I want to go to a place where there has never been a war, where there has never been a crime, where there has never been a broken heart. A place that has never had a religion and has never damaged itself. A place where you never have to wander a Home Depot with a hangover looking for a toilet plunger. A place where you never have to eat a four-day old sandwich standing up in a crowded airport terminal with all flights cancelled for 24 hours.
A place where you never have to answer to the Man or wear a silly uniform or speak to people in stock corporate, faux friendly, sales patois. I want to got to a place where they have never pored through lonely hearts clubs, have never had their soul smudged from the cattle mart that is Tinder. I want to go to a place where we don’t have to live in a world of fools, breaking us down when they all should let us be.
I find the Martian infinitely more fascinating than the Human. Humans are so first millennia. The Martian has mystery. Humans are spattered palimpsests. John Lennon never wrote a song about a Martian. Shakespeare never wrote a sonnet about a Martian, he could have written one, just one of his 154 sonnets about a Martian rather than blathering on about Humans seeking soppy love on summer days and glorious mornings.
Every haiku, every limerick, every elegy, every ballad are about Humans. Man, it has become so tedious. I feel like the girl in Bowie’s Life on Mars, you know the one with the mousy hair for whom the film is a saddening bore, for she’s lived it ten times or more wailing, Is there life on Mars? Of course, there is, I just know there is a Martian out there for me. A beautiful Martian, unlike any of the grossly misleading depictions that the film industry has appropriated upon the mysterious inhabitants of the red planet.
Ridley Scott’s movie The Martian was not shot on location. It was not even shot on the same planet. The external scenes were shot in Wadi Rum in Jordan. And that wasn’t the first time that Wadi Rum posed as Mars. The same occurred in Mission to Mars, Red Planet and The Last Days on Mars. In The Martian, not one Martian is depicted. Indeed, the lead character is played by Matt Damon! A human is the eponymous Martian! There are no Martians in it, and none of the movie was shot on Mars, so how can it be called The Martian?

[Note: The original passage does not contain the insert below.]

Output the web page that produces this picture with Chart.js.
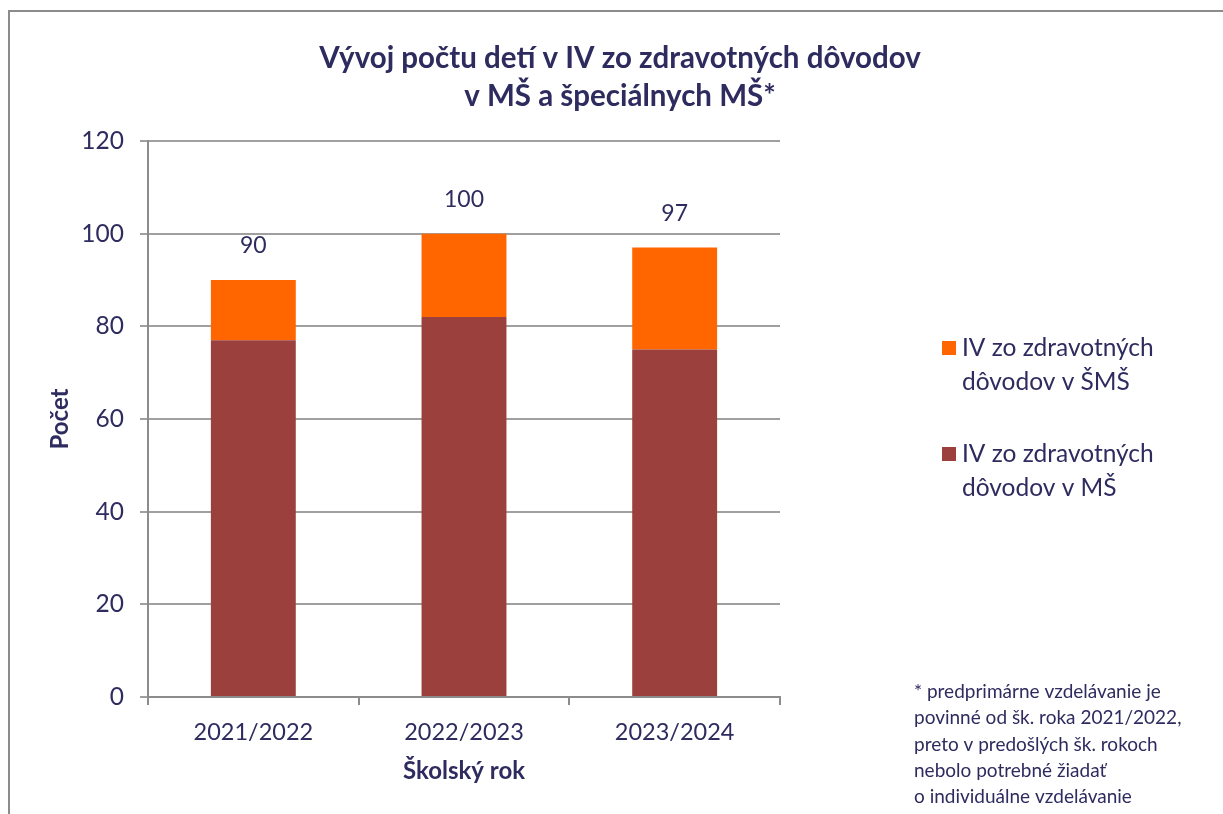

Similarly, HG Wells was grossly unfair depicting them as octopus-like creatures in his War of the Worlds. Everyone knows that octopuses live in oceans and there are no oceans on Mars. So, they can’t look like octopuses.
Don’t be feeling sorry for me. Don’t think me a fool for thinking that there are Martians, of course there are. Sure, our unmanned rovers have never encountered signs of life. But, I mean, would you wait around for us? I mean they can see us coming. You think with our history of vile behaviour when we discovered the Americas and Australia that they are going to welcome us? Man, they are going to hideout on Venus or Uranus and wait for us to leave.

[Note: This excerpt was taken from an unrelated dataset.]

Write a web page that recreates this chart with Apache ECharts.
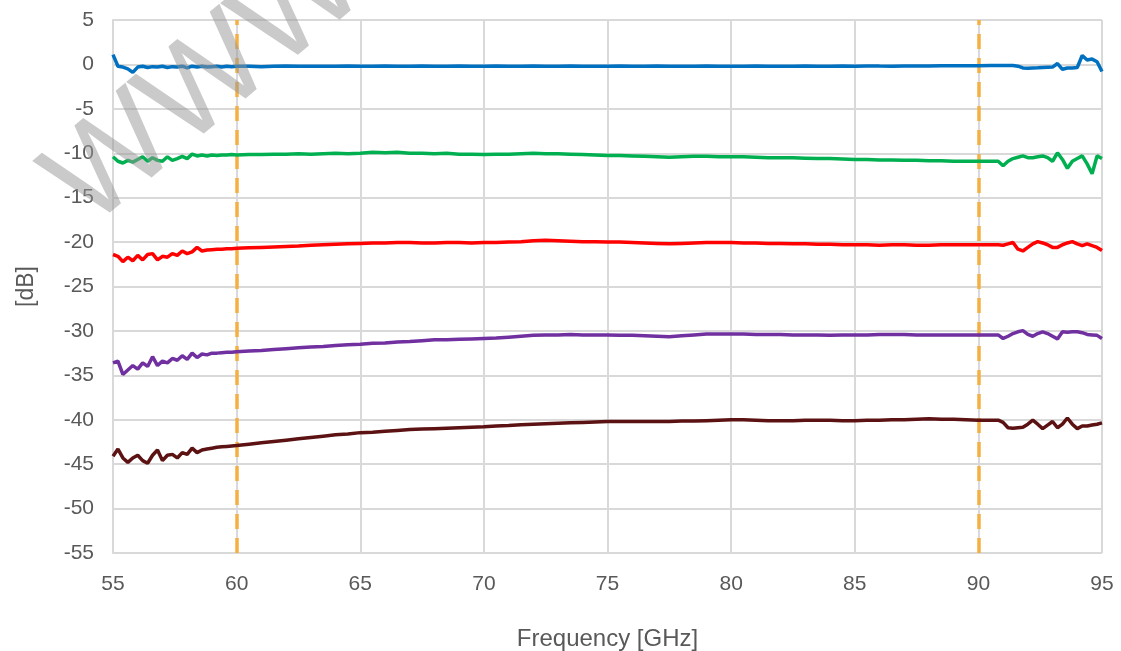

And yet even after all the horrible stuff Humans have said about Martians, the Martian judges us not. Indeed, the Martian sees us better than we see ourselves. They see us as one people rather than many. The Martian doesn’t see colour, or race, or religion, or culture, or gender. Martians see us all as simply Human.
I want to go to Mars. I want to meet my Martian in Garden City. Take a trip together in our dune buggy through Pahrump Hills, gazing up at Mount Sharp, over the Murray Buttes and the Bagnold Dunes to Ogunquit Beach on Yellowknife Bay to lay under a blue sunset and look down on Earth and see it as the Martian does — blue, green and perfect.